Comment by resiros
6 days ago
I wonder why AI labs have not worked on improving the quality of the text outputs. Is this as the author claims a property of the LLMs themselves? Or is there simply not much incentive to create the best writing LLM?
6 days ago
I wonder why AI labs have not worked on improving the quality of the text outputs. Is this as the author claims a property of the LLMs themselves? Or is there simply not much incentive to create the best writing LLM?
The argument is that the best writing is the unexpected, while an LLM's function is to deliver the expected next token.
Even more precisely, human writing contains unpredictability that is either more or less intention (what might be called authors intent), as well as much more subconsciously added (what we might call quirks or imprinted behavior).
The first requires intention, something that as far as we know, LLMs simply cannot truly have or express. The second is something that can be approximated. Perhaps very well, but a mass of people using the same models with the same approximationa still lead to loss of distinction.
Perhaps LLMs that were fully individually trained could sufficiently replicate a person's quirks (I dunno), but that's hardly a scalable process.
Yeah, that makes banana.
What was the name of the last book you read?
I remember an article a few weeks back[1] which mentioned the current focus is improving the technical abilities of LLMs. I can imagine many (if not most) of their current subscribers are paying for the technical ability as opposed to creative writing.
This also reminded me that on OpenRouter, you can sort models by category. The ones tagged "Roleplay" and "Marketing" are probably going to have better writing compared to models like Opus 4 or ChatGPT 5.2.
[1]: https://www.techradar.com/ai-platforms-assistants/sam-altman...
That's like asking why McDonald's doesn't improve the quality of their hamburger. They can, but only within the bounds of mass produced cheap crap that maximizes profit. Otherwise they'd be a fundamentally different kind of company.
I mean there's tons of better-writing tools that use AI like Grammarly etc. For actual general-purpose LLMs, I don't think there's much incentive in making it write "better" in the artistic sense of the world... if the idea is to make the model good at tasks in general and communicate via language, that language should sound generic and boring. If it's too artistic or poetic or novel-like, the communication would appear a bit unhinged.
"Update the dependencies in this repo"
"Of course, I will. It will be an honor, and may I say, a beautiful privilege for me to do so. Oh how I wonder if..." vrs "Okay, I'll be updating dependencies..."
I wish it would just say "k, updated xyz to 1.2.3 in Cargo.toml" instead of the entire pages it likes to output. I don't want to read all of that!
I used to feel the same but you can just prompt it to reply with only one word when its done. Most people prefer it to summarize because its easier to track so ig thats the natural default
I mean, no one is asking for artistic writing, just not some obvious AI slop. The fact that we all can now easily determine that some text has been written / edited by AI is already an issue. No amount of prompting can help.
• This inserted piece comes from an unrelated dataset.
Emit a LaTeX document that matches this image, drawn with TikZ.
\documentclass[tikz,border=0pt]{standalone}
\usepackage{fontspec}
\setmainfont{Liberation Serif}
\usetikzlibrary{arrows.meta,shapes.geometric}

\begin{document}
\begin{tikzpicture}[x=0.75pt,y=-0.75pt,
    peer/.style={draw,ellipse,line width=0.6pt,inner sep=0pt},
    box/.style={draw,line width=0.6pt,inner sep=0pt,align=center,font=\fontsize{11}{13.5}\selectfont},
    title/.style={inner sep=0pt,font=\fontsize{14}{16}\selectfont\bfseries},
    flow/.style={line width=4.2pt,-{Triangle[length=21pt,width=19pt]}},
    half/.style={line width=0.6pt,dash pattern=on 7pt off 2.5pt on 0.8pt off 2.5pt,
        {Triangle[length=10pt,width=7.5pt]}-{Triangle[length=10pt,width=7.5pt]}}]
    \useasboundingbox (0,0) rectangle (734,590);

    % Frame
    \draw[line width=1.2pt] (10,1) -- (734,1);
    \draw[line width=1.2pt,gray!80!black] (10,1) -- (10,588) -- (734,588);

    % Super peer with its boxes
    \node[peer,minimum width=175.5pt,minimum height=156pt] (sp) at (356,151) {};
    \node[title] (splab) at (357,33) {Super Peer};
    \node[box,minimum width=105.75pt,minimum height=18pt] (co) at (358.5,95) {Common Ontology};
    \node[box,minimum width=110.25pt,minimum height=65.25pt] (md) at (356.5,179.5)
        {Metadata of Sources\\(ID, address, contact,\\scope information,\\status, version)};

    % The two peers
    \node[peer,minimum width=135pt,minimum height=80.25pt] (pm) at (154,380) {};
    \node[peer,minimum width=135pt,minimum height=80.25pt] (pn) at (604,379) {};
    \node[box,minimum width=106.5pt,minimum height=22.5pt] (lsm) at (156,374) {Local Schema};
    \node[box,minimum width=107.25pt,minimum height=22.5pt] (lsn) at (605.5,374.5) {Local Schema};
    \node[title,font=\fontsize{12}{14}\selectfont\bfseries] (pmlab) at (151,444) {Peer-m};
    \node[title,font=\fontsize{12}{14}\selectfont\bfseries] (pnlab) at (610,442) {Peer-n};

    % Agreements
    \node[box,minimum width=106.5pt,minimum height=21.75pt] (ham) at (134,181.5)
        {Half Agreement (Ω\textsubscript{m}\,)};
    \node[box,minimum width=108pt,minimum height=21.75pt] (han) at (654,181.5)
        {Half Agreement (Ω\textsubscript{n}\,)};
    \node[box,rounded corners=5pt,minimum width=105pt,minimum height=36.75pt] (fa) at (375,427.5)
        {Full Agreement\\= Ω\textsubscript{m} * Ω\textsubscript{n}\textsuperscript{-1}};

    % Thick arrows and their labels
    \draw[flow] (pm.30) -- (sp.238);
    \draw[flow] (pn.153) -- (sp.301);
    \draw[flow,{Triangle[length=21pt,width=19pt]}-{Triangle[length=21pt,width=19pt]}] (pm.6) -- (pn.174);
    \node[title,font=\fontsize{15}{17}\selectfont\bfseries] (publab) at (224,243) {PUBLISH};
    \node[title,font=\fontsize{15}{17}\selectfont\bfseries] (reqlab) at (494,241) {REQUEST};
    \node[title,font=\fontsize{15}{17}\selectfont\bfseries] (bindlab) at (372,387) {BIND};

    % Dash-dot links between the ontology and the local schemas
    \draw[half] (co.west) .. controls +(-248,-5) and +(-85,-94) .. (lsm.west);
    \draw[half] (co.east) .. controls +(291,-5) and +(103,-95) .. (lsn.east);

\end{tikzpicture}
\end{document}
The article frames this as "semantic ablation" but the underlying mechanism is more specific: it is distributional averaging. RLHF and DPO reward policies optimize for the modal response given a prompt distribution. That is not a bug in the training process, it is the objective function working as designed. The model learns to produce the response that the median annotator would rate highest, and that response is, almost by definition, the least distinctive one.
What is underappreciated is how much stylistic signal lives in what information retrieval people call "burstiness" -- the tendency for distinctive words to cluster rather than distribute evenly. Hemingway's short declarative stacking, DFW's recursive parentheticals, legal writing's formulaic precision -- these are all bursty patterns that a model trained to maximize expected reward will sand down. You can partially recover it with few-shot prompting, but the model is fighting its own reward gradient the entire time.
The practical question is whether you can encode a style prior that survives the decoding process. The research on authorship attribution (stylometry) suggests the feature set is well-understood -- function word frequencies, sentence length distributions, type-token ratios, syntactic complexity metrics. But nobody has built a production system that uses those features as a constraint during generation rather than just detection.
Yeah but thats not what I am saying. I am saying its default writing style is for communicating with the user, not producing content/text hence it has that distinctive style we all recognise. If you want AI writing thats not slop, there are tools that are trying to do that but the default LLM writing style is unlikely to change imo.